┌────────

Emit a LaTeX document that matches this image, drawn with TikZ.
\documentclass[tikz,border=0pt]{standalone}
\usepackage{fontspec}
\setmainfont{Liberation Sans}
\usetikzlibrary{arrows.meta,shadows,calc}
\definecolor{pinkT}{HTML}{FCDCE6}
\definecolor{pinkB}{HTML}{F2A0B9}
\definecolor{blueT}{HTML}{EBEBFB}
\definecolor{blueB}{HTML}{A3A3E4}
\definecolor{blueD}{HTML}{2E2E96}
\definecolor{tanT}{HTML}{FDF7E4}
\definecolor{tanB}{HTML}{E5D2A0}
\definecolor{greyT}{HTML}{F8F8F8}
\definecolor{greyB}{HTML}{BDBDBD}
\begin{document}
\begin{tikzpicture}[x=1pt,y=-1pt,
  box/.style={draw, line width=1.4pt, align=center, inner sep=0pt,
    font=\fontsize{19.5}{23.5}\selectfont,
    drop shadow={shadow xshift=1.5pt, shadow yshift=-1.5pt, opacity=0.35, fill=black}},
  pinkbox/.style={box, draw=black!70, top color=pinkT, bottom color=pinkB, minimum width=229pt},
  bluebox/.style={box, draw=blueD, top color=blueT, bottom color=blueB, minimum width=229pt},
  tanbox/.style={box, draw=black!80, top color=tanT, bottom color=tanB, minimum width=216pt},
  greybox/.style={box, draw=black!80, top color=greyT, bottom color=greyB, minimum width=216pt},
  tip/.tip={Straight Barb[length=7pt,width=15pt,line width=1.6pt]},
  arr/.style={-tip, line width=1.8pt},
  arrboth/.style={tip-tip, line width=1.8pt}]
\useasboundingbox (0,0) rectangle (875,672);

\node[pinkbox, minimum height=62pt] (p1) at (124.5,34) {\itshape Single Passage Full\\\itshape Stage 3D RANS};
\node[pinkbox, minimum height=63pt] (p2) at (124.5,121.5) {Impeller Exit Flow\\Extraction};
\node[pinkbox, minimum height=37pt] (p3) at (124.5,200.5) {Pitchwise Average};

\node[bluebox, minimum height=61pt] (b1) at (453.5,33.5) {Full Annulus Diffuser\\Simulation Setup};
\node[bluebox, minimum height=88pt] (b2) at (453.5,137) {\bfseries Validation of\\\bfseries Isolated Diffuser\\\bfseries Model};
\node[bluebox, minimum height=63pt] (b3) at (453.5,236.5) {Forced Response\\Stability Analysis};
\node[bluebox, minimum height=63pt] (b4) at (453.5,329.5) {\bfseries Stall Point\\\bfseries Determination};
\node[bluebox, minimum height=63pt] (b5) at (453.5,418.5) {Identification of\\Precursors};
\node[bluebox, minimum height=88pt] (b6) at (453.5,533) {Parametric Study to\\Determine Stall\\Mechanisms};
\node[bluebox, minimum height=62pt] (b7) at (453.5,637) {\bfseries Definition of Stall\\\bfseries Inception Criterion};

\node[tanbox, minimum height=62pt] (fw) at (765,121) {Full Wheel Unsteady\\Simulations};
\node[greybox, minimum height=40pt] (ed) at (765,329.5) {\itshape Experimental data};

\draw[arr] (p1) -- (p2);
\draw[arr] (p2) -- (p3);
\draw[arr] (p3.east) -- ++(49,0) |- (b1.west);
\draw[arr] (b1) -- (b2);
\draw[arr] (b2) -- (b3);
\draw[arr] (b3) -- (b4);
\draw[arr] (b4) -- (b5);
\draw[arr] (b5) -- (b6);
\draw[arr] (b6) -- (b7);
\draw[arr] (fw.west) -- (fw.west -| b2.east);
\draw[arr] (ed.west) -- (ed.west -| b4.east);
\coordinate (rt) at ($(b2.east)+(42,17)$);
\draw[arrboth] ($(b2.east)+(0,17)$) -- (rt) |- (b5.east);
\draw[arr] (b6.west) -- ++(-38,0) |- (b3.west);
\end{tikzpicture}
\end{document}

└────────

■ Task directions
Print the material above once more, exactly.

■ Answer to this task
Emit a LaTeX document that matches this image, drawn with TikZ.
\documentclass[tikz,border=0pt]{standalone}
\usepackage{fontspec}
\setmainfont{Liberation Sans}
\usetikzlibrary{arrows.meta,shadows,calc}
\definecolor{pinkT}{HTML}{FCDCE6}
\definecolor{pinkB}{HTML}{F2A0B9}
\definecolor{blueT}{HTML}{EBEBFB}
\definecolor{blueB}{HTML}{A3A3E4}
\definecolor{blueD}{HTML}{2E2E96}
\definecolor{tanT}{HTML}{FDF7E4}
\definecolor{tanB}{HTML}{E5D2A0}
\definecolor{greyT}{HTML}{F8F8F8}
\definecolor{greyB}{HTML}{BDBDBD}
\begin{document}
\begin{tikzpicture}[x=1pt,y=-1pt,
  box/.style={draw, line width=1.4pt, align=center, inner sep=0pt,
    font=\fontsize{19.5}{23.5}\selectfont,
    drop shadow={shadow xshift=1.5pt, shadow yshift=-1.5pt, opacity=0.35, fill=black}},
  pinkbox/.style={box, draw=black!70, top color=pinkT, bottom color=pinkB, minimum width=229pt},
  bluebox/.style={box, draw=blueD, top color=blueT, bottom color=blueB, minimum width=229pt},
  tanbox/.style={box, draw=black!80, top color=tanT, bottom color=tanB, minimum width=216pt},
  greybox/.style={box, draw=black!80, top color=greyT, bottom color=greyB, minimum width=216pt},
  tip/.tip={Straight Barb[length=7pt,width=15pt,line width=1.6pt]},
  arr/.style={-tip, line width=1.8pt},
  arrboth/.style={tip-tip, line width=1.8pt}]
\useasboundingbox (0,0) rectangle (875,672);

\node[pinkbox, minimum height=62pt] (p1) at (124.5,34) {\itshape Single Passage Full\\\itshape Stage 3D RANS};
\node[pinkbox, minimum height=63pt] (p2) at (124.5,121.5) {Impeller Exit Flow\\Extraction};
\node[pinkbox, minimum height=37pt] (p3) at (124.5,200.5) {Pitchwise Average};

\node[bluebox, minimum height=61pt] (b1) at (453.5,33.5) {Full Annulus Diffuser\\Simulation Setup};
\node[bluebox, minimum height=88pt] (b2) at (453.5,137) {\bfseries Validation of\\\bfseries Isolated Diffuser\\\bfseries Model};
\node[bluebox, minimum height=63pt] (b3) at (453.5,236.5) {Forced Response\\Stability Analysis};
\node[bluebox, minimum height=63pt] (b4) at (453.5,329.5) {\bfseries Stall Point\\\bfseries Determination};
\node[bluebox, minimum height=63pt] (b5) at (453.5,418.5) {Identification of\\Precursors};
\node[bluebox, minimum height=88pt] (b6) at (453.5,533) {Parametric Study to\\Determine Stall\\Mechanisms};
\node[bluebox, minimum height=62pt] (b7) at (453.5,637) {\bfseries Definition of Stall\\\bfseries Inception Criterion};

\node[tanbox, minimum height=62pt] (fw) at (765,121) {Full Wheel Unsteady\\Simulations};
\node[greybox, minimum height=40pt] (ed) at (765,329.5) {\itshape Experimental data};

\draw[arr] (p1) -- (p2);
\draw[arr] (p2) -- (p3);
\draw[arr] (p3.east) -- ++(49,0) |- (b1.west);
\draw[arr] (b1) -- (b2);
\draw[arr] (b2) -- (b3);
\draw[arr] (b3) -- (b4);
\draw[arr] (b4) -- (b5);
\draw[arr] (b5) -- (b6);
\draw[arr] (b6) -- (b7);
\draw[arr] (fw.west) -- (fw.west -| b2.east);
\draw[arr] (ed.west) -- (ed.west -| b4.east);
\coordinate (rt) at ($(b2.east)+(42,17)$);
\draw[arrboth] ($(b2.east)+(0,17)$) -- (rt) |- (b5.east);
\draw[arr] (b6.west) -- ++(-38,0) |- (b3.west);
\end{tikzpicture}
\end{document}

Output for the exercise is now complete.